The “Triple Bottom Line” Concept
The Triple Bottom Line Concept (TBL) is the idea that it is possible to run an organization in a way that not only earns financial profits but also betters people’s lives and helps the planet.
Business strategist and entrepreneur John Elkington coined the term “triple bottom line” in a paper he published in 1994.
An investment manager, individual investor, or CEO that wants to pursue the triple bottom line (TBL) must consciously consider three areas — economic, social, and environmental — in making investing and business decisions. Deploying money and other resources, such as human labor, to a project or an investment can either contribute to these three goals or focus on profit at the expense of one or both of the other two. TBL can be thought of as an accounting framework in the most basic sense of the word “accounting” in that it accounts for not only financial performance but also social and environmental performance. Some of the repercussions that have come about from ignoring the TBL in the name of profits include rainforest destruction, labor exploitation and ozone layer damage. That being said, pursuing the TBL may improve long-term profitability, for example, reducing waste can reduce costs.
It can be challenging to maximize financial returns while also doing the greatest good for people and the environment. Consider a clothing manufacturer whose best way to maximize profits might be to hire the least expensive labor possible and to dispose of manufacturing waste in the cheapest way possible. The result might be the highest possible profits for the company but miserable working and living conditions for laborers (albeit better conditions than if they had no job and no source of income at all), and damage to the natural environment and the people who live in that environment. In the past, such practices were more socially acceptable, but today, many consumers are willing to pay more for clothing and other products if it means that workers are paid a living wage and the environment is being respected in the production process. Many consumers want companies to be transparent about their practices and to be considerate of all their stakeholders, hence the popularity of the TBL concept that accounts for the full cost of doing business.
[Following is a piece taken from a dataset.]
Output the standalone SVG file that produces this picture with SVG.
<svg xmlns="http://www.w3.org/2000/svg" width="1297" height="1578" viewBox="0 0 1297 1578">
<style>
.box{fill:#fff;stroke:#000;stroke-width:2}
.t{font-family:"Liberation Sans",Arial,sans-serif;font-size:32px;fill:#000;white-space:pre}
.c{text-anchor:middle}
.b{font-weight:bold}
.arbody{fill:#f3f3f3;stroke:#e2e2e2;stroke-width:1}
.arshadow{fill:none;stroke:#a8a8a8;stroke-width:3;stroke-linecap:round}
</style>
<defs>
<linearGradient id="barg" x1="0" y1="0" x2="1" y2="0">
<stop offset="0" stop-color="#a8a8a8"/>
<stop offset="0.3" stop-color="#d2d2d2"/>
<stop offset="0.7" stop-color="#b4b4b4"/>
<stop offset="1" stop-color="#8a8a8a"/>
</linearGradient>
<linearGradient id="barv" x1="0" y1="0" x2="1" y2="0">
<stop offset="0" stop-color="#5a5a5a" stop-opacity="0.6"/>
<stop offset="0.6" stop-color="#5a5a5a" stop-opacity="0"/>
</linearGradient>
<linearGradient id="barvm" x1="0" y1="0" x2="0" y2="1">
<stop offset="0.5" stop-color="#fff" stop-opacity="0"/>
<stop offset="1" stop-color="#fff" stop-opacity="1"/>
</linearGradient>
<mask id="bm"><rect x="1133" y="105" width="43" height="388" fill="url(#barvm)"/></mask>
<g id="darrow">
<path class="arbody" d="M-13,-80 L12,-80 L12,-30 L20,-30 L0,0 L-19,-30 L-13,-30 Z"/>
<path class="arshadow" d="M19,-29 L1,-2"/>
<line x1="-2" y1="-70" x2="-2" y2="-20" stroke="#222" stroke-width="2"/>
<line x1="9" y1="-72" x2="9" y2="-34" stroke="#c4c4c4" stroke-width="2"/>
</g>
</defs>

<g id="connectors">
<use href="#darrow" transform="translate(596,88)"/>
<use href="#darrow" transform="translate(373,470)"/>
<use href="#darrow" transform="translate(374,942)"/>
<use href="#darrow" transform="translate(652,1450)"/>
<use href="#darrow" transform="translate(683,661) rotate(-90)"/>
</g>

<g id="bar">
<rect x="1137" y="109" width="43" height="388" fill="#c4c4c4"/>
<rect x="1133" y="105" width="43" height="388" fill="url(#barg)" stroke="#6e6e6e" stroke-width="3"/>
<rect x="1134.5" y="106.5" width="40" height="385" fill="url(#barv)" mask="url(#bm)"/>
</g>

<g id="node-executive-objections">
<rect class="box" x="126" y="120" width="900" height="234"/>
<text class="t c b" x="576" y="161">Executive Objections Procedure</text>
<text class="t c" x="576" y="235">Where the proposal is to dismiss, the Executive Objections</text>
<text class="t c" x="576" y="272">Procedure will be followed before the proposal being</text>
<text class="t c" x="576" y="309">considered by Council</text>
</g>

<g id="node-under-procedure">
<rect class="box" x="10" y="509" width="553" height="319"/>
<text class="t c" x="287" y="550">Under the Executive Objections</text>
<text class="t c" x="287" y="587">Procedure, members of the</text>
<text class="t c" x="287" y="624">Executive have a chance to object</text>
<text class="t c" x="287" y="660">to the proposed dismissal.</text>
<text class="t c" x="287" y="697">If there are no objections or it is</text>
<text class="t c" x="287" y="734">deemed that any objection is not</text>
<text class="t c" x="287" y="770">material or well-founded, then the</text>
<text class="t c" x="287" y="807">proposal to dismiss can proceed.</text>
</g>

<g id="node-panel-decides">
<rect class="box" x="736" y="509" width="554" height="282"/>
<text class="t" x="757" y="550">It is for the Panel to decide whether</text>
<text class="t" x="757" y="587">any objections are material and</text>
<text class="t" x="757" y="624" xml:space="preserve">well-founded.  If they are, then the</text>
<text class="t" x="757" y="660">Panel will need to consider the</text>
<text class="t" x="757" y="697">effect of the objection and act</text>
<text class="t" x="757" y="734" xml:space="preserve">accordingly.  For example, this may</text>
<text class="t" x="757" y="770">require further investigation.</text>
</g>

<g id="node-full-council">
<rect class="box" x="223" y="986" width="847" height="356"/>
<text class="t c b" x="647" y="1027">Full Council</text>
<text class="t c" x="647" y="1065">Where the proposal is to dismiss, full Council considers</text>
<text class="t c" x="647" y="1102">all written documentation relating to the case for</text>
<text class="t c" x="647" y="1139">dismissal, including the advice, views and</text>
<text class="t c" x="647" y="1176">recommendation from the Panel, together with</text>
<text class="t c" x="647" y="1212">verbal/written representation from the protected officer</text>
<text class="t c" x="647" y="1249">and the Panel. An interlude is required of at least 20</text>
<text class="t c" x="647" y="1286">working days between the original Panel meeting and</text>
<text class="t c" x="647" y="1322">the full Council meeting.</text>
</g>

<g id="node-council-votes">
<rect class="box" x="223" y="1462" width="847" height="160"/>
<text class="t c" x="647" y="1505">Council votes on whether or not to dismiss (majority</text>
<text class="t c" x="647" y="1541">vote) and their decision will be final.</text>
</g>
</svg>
The triple bottom line can be difficult to measure because while the issue of profitability is black and white, what constitutes social and environmental responsibility is somewhat subjective. How do you put a dollar value on an oil spill — or on the prevention of one? Is it good enough to pay workers in Bangladesh three times the average local wage if that wage still sounds horrifyingly low to consumers in the United States? How do you measure the cost of child labor? Does it benefit children and their families by allowing them to rise out of poverty, or does it perpetuate poverty by denying children sufficient time to get educated and deprive them of a carefree childhood? Is it possible to have a carefree childhood while living in extreme poverty?
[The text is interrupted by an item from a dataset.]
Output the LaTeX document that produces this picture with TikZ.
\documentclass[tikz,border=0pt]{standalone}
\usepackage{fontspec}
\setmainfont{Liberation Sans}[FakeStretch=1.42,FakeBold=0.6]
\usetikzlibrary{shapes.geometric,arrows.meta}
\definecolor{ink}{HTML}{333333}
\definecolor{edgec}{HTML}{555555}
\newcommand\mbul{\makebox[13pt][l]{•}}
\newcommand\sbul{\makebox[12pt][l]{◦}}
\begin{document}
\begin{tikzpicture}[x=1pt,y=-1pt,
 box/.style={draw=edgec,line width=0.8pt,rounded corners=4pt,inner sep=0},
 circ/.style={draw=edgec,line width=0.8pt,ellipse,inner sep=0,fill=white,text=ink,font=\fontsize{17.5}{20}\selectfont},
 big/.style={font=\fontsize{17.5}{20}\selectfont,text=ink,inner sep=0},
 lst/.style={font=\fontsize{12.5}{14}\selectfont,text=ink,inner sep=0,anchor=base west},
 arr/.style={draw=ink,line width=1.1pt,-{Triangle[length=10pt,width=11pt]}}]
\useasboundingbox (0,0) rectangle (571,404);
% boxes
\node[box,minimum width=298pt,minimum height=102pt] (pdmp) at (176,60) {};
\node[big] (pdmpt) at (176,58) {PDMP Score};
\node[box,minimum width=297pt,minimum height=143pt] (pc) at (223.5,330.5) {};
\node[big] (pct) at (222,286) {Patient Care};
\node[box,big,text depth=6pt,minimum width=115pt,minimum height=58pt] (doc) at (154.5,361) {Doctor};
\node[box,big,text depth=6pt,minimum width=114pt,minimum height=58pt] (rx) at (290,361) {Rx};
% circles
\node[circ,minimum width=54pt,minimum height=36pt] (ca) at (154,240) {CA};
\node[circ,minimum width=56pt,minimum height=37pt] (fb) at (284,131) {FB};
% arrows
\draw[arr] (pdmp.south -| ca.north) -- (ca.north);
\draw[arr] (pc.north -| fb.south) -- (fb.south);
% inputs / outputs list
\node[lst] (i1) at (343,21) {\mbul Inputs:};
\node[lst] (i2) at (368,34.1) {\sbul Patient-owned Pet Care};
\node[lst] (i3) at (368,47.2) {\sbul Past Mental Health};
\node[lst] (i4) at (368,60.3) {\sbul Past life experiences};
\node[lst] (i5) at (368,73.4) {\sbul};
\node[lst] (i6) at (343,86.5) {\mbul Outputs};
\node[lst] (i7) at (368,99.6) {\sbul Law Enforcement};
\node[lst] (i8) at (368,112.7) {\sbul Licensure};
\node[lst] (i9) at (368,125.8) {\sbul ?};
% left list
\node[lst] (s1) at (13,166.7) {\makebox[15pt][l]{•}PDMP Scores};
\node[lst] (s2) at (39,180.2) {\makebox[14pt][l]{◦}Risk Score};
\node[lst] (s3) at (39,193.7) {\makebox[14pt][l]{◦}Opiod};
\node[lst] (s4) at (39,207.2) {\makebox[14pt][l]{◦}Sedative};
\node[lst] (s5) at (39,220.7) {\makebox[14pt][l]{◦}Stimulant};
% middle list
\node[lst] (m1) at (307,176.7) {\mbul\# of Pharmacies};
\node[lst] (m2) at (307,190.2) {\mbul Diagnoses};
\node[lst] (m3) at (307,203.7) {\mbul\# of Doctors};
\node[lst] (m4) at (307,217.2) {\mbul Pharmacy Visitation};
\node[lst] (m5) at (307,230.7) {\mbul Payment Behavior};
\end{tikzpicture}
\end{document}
The upside of this lack of standardized measurement is that metrics can be adopted that make the most sense for each organization, project or location. A restaurant could measure and report on how much it reduces its waste by switching to environmentally friendly packaging and serving leftover food to a local homeless shelter that would otherwise be thrown out. A car manufacturer could measure its progress toward producing less-polluting vehicles. A government project to expand public transit could measure how much it reduces highway and surface road congestion.
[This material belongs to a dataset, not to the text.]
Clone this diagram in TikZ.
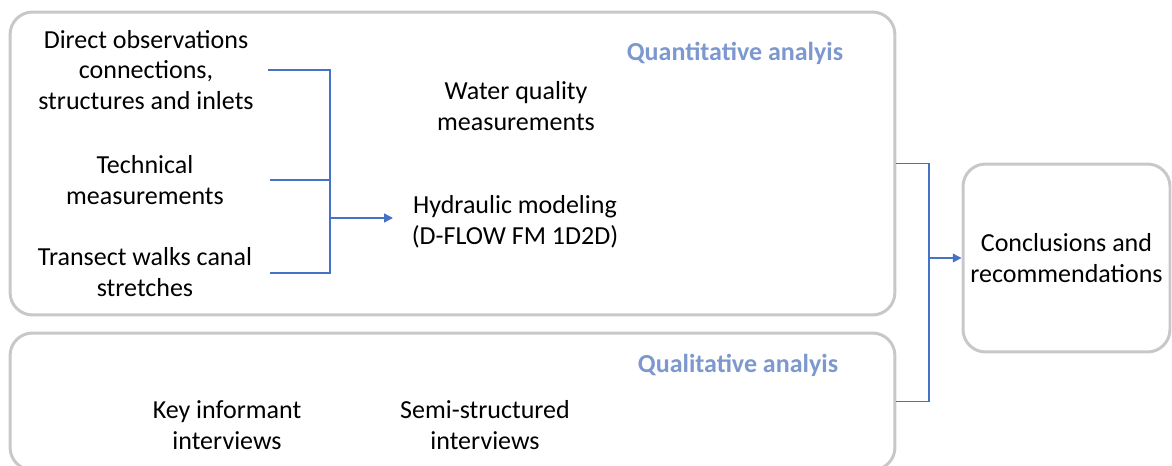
\documentclass[tikz,border=0pt]{standalone}
\usepackage{fontspec}
\setmainfont{Carlito}
\usetikzlibrary{arrows.meta}
\definecolor{panelgray}{RGB}{200,200,200}
\definecolor{linkblue}{RGB}{68,114,196}
\definecolor{titleblue}{RGB}{124,152,207}

\begin{document}
\begin{tikzpicture}[x=0.02cm,y=-0.02cm,
  panel/.style={draw=panelgray,line width=1.7pt,rounded corners=0.45cm},
  label/.style={align=center,font=\fontsize{14.8}{17.4}\selectfont,inner sep=2pt},
  heading/.style={font=\fontsize{14.8}{17.4}\selectfont\bfseries,text=titleblue},
  link/.style={draw=linkblue,line width=0.8pt},
  flow/.style={link,-{Triangle[length=5pt,width=5pt]}}]
\clip (0,0) rectangle (1172,466) ;

% boxes
\node[panel,minimum width=17.7cm,minimum height=6.06cm] (quant) at (452.5,163.5) {} ;
\node[panel,minimum width=17.7cm,minimum height=2.74cm] (qual) at (452.5,401.5) {} ;
\node[panel,label,minimum width=4.14cm,minimum height=3.76cm] (concl) at (1066.5,258) {Conclusions and\\recommendations} ;

\node[heading] (quanttitle) at (735,53) {Quantitative analyis} ;
\node[heading] (qualtitle) at (738,365) {Qualitative analyis} ;

% quantitative
\node[label] (direct) at (146,70) {Direct observations\\connections,\\structures and inlets} ;
\node[label] (technical) at (145,180) {Technical\\measurements} ;
\node[label] (transect) at (145,272) {Transect walks canal\\stretches} ;
\node[label] (water) at (516,106) {Water quality\\measurements} ;
\node[label] (hydraulic) at (515,222) {Hydraulic modeling\\(D-FLOW FM 1D2D)} ;

% qualitative
\node[label] (keyinf) at (227,425) {Key informant\\interviews} ;
\node[label] (semistr) at (485,425) {Semi-structured\\interviews} ;

% connectors
\coordinate (d1) at (268,70) ;
\coordinate (t1) at (270,180) ;
\coordinate (s1) at (270,273) ;
\coordinate (join) at (330,218) ;
\coordinate (hin) at (393,218) ;
\draw[link] (d1) -| (join) ;
\draw[link] (t1) -| (join) ;
\draw[link] (s1) -| (join) ;
\draw[flow] (join) -- (hin) ;

\coordinate (merge) at (929,258) ;
\draw[link] (quant.east) -| (merge) ;
\draw[link] (qual.east) -| (merge) ;
\draw[flow] (merge) -- (concl.west) ;

\end{tikzpicture}
\end{document}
Other key factors to report on, depending on the organization, might include job creation, employee turnover, fossil fuel consumption, hazardous waste management, percentage of women and minorities employed overall and in management positions, contributions to charity, how employee income and benefits compare with a living wage, and number of employees taking advantage of workplace benefits for pursuing higher education.
Federal, state and local governments as well as nonprofit organizations have also implemented the TBL approach. For example, Grand Rapids, MI, has applied the TBL concept to creating a sustainable local economy through focused efforts related to environmental quality, economic prosperity, and social capital and equity. Indicators used by the city to measure its TBL include alternative fuel usage, traditional fuel consumption, number of air pollution ozone action days, personal income per capita, unemployment rate, public transportation ridership, crime statistics, educational attainment and voter participation.